Now, seek to find a middle ground. Have a clear idea of what you are ready to compromise on, and what you absolutely cannot. Give and take an inch or two, and your middle ground proposition should be accepted, resulting in a win-win situation. Some people get defensive when they feel that you are leading the show and resolving it all by yourself – so make sure you involve them and that they do, in fact, feel involved. You would find it easier to achieve a collaborative conflict resolution this way.
The Compromising Style
Here you are ready to give up some of your needs (less than competing) and meet the rest of your needs (more than accommodating).
This is yet another conflict resolution style which can be effectively used in situations (a) when both parties are ready to give-and-take a little, or (b) when a temporary solution is necessary, or (c) when the things you are giving up are not as important as achieving a solution, or (d) when the situation is too trivial to be competitive and yet too important to be accommodating.

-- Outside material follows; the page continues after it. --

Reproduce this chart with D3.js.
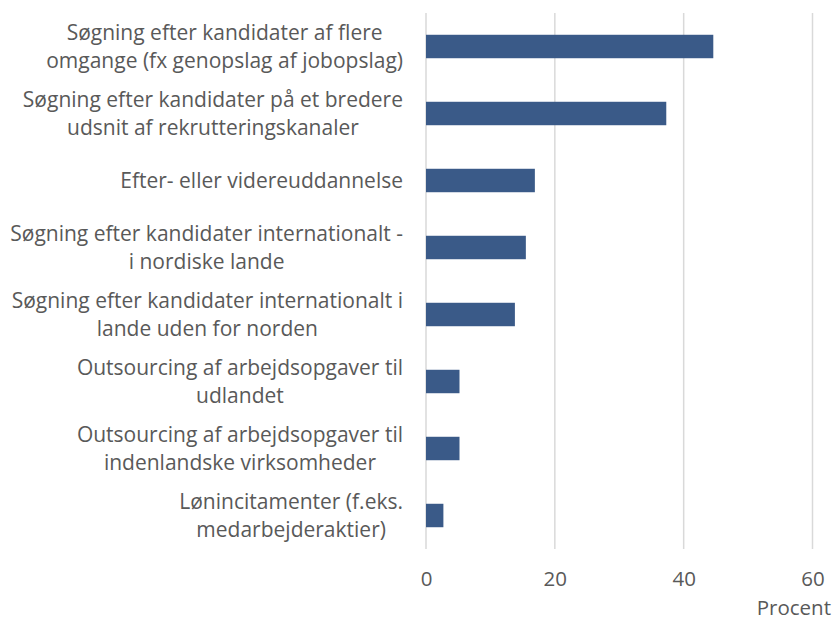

Here, you arrive at a compromise by finding mutually acceptable middle ground. “I will come to watch the baseball game today with you, and tomorrow you should take me shopping” is a good example of this. This can go a long way in having lasting relationships.
When things get too involved to find a resolution by the involved parties themselves, it is always advisable to get a mediator who is more experienced and unbiased. Often, a third party can spot the underlying issues which could go overlooked if the parties try to resolve the issues between themselves. If all else fails, this is the ideal way to go and will save you much heartache.
By effectively using the right conflict management style, we can always ensure harmony and fairness in our interpersonal associations. Taking the effort to manage this skill is a lifelong asset that could prove invaluable to you.